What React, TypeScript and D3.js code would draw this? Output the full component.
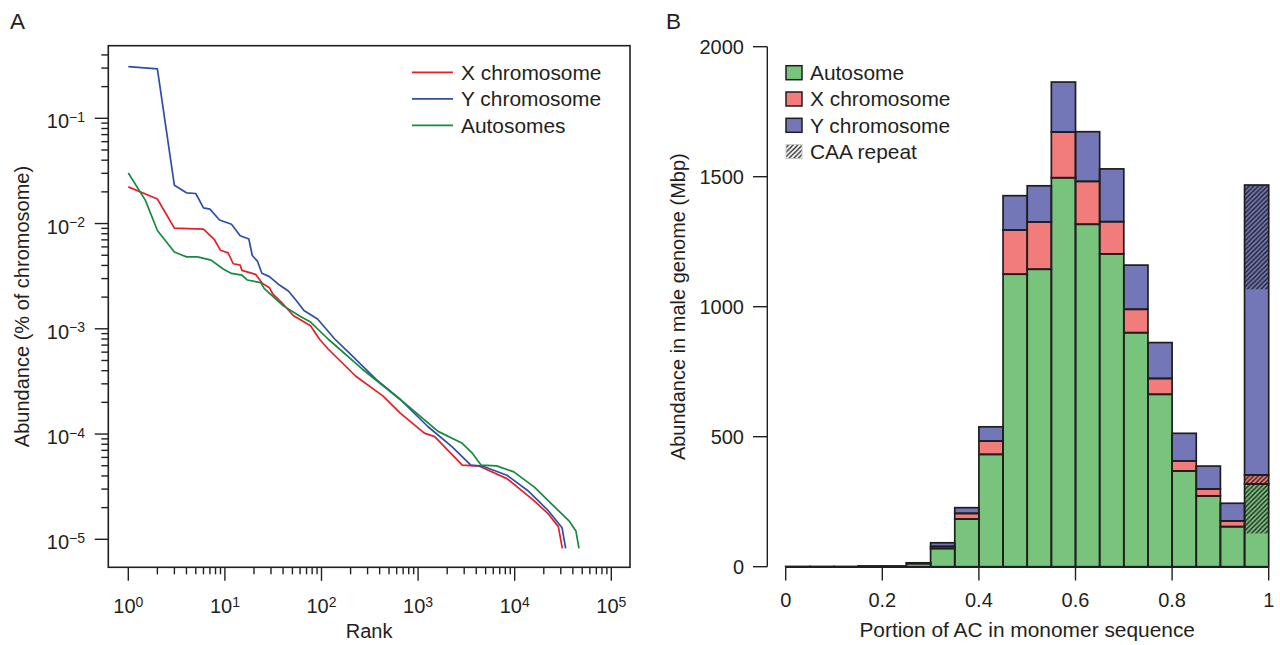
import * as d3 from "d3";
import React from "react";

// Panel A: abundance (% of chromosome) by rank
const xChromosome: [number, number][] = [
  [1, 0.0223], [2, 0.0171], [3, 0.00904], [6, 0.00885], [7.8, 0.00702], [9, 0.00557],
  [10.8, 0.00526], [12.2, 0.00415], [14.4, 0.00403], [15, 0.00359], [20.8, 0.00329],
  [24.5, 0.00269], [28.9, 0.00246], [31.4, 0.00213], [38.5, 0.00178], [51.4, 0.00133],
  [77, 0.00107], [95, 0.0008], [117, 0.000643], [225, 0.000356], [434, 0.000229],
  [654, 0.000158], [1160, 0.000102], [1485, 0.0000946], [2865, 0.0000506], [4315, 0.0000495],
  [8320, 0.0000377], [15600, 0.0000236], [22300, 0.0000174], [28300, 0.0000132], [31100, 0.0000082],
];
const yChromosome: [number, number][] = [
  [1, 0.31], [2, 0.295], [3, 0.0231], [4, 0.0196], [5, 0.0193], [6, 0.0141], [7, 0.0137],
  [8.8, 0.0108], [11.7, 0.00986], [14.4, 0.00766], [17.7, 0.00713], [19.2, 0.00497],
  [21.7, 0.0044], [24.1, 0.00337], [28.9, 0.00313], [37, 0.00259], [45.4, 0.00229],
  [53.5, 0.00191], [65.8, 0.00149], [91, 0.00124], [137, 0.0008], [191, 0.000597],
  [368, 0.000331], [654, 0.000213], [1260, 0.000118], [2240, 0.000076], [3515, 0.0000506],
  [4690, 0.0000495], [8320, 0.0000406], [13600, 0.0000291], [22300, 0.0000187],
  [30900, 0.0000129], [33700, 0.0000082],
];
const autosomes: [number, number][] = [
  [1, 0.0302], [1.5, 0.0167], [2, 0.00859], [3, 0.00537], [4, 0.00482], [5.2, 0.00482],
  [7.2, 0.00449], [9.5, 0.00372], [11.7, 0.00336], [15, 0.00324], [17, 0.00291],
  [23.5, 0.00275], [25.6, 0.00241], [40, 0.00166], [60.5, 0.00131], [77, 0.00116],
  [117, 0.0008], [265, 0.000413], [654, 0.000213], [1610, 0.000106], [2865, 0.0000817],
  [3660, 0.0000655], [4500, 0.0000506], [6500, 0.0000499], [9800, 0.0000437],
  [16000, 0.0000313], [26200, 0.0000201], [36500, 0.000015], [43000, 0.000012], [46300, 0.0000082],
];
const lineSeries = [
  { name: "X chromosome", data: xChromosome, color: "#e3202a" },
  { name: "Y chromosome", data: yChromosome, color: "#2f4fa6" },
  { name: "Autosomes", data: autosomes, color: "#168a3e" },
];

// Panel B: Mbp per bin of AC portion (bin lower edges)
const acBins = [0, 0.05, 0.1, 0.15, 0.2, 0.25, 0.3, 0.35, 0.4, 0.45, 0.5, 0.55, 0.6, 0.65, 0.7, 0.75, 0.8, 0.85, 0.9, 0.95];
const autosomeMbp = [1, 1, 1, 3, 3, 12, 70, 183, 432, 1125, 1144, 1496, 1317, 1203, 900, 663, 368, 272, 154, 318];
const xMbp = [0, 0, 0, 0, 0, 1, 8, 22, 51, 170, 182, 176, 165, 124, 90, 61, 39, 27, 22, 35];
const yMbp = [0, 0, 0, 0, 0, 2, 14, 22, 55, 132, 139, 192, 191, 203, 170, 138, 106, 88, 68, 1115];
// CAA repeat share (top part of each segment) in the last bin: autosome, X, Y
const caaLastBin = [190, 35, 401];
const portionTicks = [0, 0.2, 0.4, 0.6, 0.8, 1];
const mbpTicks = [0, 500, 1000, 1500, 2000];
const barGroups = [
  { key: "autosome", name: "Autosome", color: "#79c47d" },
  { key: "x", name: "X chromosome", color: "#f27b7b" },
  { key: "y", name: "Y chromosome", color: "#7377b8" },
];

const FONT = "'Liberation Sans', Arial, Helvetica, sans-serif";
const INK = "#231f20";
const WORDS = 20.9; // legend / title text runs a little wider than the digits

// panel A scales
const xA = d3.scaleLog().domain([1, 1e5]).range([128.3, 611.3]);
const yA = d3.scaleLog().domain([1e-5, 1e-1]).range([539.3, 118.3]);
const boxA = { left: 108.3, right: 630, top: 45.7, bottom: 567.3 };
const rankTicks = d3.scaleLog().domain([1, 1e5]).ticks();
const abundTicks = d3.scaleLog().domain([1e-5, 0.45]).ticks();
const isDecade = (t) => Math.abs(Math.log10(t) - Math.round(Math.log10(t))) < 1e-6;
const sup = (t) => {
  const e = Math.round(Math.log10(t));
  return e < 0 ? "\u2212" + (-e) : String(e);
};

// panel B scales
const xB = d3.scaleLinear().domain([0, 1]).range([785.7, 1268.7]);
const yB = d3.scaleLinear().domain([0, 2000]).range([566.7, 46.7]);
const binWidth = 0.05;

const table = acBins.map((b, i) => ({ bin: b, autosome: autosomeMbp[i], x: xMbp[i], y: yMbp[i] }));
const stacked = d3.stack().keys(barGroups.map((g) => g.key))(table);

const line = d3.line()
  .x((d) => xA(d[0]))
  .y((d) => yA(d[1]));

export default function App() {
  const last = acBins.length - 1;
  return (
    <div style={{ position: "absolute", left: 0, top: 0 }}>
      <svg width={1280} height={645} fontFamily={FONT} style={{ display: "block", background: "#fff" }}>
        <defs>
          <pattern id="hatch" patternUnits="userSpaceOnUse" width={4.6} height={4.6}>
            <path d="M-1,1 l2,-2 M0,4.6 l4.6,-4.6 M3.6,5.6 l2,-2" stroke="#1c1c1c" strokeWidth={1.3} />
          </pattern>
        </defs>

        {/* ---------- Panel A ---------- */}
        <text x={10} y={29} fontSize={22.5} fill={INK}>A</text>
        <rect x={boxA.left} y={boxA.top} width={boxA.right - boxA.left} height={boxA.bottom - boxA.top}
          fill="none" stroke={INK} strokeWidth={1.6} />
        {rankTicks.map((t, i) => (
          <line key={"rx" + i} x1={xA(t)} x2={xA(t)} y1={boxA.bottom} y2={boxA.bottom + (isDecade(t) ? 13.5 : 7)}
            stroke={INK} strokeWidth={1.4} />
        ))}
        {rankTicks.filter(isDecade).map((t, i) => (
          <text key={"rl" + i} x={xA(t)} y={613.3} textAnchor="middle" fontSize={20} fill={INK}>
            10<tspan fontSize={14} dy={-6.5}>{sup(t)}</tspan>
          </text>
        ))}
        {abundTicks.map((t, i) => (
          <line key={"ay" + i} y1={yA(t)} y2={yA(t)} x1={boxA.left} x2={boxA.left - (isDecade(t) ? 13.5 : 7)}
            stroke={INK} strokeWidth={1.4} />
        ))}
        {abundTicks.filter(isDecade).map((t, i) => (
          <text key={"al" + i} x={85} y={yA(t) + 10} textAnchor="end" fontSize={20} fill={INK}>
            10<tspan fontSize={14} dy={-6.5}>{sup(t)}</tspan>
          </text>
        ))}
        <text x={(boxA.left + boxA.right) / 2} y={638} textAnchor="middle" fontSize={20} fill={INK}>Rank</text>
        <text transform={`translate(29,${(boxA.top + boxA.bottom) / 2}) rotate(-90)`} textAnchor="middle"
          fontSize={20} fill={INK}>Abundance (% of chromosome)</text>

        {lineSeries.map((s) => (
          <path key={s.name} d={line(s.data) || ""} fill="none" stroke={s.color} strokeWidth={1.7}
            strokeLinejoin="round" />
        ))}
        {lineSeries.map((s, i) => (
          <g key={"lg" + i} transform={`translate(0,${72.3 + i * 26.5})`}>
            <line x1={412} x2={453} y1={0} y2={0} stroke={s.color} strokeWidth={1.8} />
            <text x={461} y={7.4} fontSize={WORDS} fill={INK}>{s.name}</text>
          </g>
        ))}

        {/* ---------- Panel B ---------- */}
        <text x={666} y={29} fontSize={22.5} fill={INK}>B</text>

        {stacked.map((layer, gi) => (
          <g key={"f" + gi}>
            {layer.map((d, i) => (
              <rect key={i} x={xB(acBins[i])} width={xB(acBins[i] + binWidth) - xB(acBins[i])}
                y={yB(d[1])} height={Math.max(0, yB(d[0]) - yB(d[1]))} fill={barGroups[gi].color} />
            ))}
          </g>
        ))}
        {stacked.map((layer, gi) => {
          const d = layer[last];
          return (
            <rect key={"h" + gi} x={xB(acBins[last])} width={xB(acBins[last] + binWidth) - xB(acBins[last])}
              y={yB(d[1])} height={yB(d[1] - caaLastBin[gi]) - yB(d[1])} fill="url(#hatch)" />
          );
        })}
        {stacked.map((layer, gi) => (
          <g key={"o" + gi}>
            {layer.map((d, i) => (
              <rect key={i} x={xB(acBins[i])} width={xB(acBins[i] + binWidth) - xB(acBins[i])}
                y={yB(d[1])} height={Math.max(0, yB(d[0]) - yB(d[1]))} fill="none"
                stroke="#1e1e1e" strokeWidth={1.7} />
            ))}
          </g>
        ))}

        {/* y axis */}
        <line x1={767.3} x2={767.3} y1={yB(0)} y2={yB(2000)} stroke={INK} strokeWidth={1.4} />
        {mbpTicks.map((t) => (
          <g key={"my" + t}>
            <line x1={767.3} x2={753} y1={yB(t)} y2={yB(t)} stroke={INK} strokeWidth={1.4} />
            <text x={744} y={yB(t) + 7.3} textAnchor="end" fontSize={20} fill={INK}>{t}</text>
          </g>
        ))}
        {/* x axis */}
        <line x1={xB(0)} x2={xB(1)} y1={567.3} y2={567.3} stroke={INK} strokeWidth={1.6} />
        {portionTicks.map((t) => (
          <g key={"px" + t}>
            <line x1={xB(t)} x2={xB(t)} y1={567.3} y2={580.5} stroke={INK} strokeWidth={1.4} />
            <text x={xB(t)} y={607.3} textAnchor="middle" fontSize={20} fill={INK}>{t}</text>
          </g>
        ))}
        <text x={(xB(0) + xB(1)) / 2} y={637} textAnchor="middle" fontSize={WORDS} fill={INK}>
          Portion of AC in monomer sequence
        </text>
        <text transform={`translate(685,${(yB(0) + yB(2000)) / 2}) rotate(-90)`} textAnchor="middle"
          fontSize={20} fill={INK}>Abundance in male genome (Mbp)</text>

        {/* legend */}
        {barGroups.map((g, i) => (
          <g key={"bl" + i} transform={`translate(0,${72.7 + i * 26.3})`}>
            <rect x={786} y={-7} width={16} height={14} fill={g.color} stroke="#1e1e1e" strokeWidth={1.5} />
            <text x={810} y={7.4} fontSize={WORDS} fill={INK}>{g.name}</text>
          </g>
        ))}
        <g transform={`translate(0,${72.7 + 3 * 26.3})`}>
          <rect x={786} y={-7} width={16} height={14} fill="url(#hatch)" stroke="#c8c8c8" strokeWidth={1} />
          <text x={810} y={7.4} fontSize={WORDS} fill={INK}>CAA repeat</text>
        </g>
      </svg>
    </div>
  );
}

#####

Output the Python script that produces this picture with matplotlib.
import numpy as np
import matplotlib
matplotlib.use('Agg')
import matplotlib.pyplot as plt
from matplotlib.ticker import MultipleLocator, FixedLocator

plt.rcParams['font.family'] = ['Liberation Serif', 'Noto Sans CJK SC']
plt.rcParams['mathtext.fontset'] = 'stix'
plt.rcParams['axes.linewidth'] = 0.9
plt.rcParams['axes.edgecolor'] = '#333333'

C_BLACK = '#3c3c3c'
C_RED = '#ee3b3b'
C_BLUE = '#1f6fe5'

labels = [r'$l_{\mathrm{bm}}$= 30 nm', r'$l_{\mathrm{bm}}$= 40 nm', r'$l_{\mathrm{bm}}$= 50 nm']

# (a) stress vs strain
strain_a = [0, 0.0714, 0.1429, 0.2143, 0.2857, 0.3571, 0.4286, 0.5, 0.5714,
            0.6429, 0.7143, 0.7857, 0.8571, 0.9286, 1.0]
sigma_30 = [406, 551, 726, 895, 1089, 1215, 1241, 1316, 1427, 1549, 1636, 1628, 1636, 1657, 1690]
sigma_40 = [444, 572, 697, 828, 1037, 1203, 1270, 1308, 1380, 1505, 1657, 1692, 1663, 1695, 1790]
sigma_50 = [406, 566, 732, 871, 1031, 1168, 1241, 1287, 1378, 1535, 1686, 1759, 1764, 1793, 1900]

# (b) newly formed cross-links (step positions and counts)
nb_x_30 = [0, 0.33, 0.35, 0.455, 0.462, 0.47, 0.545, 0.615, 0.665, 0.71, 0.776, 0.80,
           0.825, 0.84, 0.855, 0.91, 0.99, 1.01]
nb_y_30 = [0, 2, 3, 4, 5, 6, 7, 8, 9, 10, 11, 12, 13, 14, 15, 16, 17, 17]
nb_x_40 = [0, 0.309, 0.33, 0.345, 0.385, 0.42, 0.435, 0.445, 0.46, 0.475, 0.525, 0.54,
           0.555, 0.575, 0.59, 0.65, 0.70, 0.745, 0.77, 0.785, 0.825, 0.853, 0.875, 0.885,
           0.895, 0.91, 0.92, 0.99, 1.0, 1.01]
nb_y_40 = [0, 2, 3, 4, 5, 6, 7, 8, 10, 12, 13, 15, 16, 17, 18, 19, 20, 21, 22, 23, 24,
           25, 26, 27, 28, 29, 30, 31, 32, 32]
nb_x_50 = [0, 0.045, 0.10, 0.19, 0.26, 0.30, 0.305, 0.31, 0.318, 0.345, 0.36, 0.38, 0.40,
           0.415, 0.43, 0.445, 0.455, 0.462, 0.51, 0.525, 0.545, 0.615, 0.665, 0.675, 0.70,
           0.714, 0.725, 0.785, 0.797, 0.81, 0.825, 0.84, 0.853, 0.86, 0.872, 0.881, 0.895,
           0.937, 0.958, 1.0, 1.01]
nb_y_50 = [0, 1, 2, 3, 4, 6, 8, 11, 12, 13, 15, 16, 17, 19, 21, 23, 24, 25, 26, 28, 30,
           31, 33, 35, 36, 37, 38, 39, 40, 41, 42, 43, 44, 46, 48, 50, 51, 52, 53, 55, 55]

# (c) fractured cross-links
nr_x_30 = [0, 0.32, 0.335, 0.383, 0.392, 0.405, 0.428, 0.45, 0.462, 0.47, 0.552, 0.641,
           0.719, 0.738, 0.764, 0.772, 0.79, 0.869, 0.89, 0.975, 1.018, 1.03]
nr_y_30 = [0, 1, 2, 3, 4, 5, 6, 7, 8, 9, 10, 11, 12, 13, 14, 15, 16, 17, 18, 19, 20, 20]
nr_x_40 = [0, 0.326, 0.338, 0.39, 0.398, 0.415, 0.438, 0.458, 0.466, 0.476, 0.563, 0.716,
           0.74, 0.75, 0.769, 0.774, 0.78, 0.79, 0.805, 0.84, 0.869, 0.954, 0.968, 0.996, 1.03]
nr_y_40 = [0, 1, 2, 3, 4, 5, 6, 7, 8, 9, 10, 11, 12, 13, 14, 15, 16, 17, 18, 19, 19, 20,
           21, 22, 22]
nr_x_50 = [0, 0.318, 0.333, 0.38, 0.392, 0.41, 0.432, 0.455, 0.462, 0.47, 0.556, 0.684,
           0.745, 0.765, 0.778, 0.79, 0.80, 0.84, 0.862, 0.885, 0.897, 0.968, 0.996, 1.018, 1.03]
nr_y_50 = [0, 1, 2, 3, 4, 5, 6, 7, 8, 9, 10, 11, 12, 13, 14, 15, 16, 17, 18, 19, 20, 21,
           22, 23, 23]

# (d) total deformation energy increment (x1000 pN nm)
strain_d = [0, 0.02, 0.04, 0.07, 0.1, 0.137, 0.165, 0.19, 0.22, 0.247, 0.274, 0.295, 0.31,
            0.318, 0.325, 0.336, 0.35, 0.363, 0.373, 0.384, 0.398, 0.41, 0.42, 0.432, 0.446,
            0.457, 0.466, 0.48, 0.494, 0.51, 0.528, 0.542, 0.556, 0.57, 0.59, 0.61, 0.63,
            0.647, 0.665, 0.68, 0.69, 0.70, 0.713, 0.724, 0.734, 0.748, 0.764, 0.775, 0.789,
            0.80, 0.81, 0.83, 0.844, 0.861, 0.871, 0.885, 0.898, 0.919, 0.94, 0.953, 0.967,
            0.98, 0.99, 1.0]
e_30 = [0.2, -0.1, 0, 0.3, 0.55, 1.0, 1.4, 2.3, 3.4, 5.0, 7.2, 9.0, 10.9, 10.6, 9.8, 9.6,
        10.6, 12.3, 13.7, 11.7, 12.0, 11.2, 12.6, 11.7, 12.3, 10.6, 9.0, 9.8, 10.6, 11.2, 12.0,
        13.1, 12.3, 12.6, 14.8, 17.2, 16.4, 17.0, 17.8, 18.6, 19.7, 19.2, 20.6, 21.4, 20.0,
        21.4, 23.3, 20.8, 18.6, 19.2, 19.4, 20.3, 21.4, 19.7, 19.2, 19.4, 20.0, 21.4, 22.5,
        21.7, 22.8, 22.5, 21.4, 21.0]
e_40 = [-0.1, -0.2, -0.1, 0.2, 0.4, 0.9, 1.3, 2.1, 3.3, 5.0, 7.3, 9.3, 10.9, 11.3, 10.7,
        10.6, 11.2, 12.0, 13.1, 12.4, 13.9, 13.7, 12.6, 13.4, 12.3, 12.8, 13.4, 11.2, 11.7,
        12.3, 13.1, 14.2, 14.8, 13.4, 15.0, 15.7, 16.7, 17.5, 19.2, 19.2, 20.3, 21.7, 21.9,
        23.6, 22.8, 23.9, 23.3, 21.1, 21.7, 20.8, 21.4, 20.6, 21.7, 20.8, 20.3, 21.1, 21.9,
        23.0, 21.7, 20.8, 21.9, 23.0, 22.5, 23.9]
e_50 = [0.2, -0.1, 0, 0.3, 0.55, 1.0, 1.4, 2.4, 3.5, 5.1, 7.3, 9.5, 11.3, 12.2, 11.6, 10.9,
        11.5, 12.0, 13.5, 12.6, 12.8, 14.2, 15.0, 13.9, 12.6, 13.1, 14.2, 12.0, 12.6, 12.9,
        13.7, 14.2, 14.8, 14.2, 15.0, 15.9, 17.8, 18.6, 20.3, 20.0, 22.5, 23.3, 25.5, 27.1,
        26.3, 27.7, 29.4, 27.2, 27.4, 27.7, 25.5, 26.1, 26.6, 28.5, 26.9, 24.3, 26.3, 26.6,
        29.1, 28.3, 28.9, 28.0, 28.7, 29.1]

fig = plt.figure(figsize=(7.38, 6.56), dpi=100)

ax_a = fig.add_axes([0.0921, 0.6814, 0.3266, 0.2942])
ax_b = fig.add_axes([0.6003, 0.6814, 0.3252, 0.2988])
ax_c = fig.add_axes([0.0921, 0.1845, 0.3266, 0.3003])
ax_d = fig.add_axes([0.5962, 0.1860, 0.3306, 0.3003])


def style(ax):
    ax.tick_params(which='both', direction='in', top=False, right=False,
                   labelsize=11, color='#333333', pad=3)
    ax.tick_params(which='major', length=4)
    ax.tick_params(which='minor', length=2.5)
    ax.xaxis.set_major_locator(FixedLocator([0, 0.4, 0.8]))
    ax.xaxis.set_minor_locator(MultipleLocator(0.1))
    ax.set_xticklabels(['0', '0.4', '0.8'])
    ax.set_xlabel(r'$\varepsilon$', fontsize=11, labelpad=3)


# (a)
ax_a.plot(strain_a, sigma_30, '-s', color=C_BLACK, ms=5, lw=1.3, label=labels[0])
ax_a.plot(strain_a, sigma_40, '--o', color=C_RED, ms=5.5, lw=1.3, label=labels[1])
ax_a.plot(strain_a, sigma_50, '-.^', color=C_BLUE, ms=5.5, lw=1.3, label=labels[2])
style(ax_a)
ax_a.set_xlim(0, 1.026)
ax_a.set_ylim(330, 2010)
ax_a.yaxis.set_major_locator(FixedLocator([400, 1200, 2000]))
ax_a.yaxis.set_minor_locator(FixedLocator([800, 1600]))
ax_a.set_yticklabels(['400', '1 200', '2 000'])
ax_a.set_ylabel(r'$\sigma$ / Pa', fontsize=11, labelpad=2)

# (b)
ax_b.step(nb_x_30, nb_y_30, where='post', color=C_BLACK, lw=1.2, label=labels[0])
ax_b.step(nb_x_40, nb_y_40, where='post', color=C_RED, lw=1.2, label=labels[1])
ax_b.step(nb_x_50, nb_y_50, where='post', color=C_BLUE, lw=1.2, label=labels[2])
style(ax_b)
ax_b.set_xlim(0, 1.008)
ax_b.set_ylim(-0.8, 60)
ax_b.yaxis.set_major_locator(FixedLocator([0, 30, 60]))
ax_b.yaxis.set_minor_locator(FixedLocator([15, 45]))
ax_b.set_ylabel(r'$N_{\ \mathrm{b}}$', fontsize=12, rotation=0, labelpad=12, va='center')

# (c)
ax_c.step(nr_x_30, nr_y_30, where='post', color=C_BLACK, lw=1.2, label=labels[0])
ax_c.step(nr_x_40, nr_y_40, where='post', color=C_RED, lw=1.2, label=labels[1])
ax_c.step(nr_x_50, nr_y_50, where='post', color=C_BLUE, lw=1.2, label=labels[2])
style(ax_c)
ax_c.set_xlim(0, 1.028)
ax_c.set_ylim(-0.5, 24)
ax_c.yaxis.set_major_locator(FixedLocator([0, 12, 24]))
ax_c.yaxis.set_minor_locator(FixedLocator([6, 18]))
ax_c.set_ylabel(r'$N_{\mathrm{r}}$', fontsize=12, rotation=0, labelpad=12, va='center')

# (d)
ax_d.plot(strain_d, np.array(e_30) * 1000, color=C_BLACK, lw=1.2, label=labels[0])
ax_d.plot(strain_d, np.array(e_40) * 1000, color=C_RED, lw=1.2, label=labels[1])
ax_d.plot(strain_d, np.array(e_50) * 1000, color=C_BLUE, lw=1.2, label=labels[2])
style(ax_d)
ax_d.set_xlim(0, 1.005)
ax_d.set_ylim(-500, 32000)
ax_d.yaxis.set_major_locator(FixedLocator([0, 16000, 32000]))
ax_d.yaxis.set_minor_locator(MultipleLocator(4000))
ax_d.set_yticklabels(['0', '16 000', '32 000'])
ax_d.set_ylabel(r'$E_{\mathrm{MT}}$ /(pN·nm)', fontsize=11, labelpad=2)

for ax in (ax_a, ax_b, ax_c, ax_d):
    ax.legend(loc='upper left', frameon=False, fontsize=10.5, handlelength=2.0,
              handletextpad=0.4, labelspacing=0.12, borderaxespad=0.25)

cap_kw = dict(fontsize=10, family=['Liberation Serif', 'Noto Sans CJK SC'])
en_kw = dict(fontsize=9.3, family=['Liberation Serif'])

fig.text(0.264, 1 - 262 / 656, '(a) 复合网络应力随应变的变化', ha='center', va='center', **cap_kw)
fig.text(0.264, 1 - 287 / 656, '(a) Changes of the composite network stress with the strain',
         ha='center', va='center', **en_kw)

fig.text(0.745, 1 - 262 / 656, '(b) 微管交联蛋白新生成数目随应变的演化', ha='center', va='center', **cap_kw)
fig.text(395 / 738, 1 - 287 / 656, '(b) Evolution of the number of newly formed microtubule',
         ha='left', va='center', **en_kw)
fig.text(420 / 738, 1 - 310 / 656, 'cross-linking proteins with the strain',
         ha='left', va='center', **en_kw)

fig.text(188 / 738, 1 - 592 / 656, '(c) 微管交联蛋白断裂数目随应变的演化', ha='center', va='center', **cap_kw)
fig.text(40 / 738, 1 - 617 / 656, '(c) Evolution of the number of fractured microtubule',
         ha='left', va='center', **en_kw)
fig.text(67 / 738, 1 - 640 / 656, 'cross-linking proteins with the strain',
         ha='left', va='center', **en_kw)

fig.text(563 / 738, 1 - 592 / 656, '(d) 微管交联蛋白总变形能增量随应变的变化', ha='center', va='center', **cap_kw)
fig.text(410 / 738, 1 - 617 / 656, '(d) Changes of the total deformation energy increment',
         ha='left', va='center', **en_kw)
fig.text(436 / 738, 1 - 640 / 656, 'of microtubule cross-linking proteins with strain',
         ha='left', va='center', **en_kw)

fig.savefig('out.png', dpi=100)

#####

[INSTRUCTIONS TO FOLLOW]:
Copy the part that starts at the line with "What React, TypeScript" and finishes at the line with "import React from", both included, and nothing more. Pictures are left out.

[EXERCISE RESULT]:
What React, TypeScript and D3.js code would draw this? Output the full component.
import * as d3 from "d3";
import React from "react";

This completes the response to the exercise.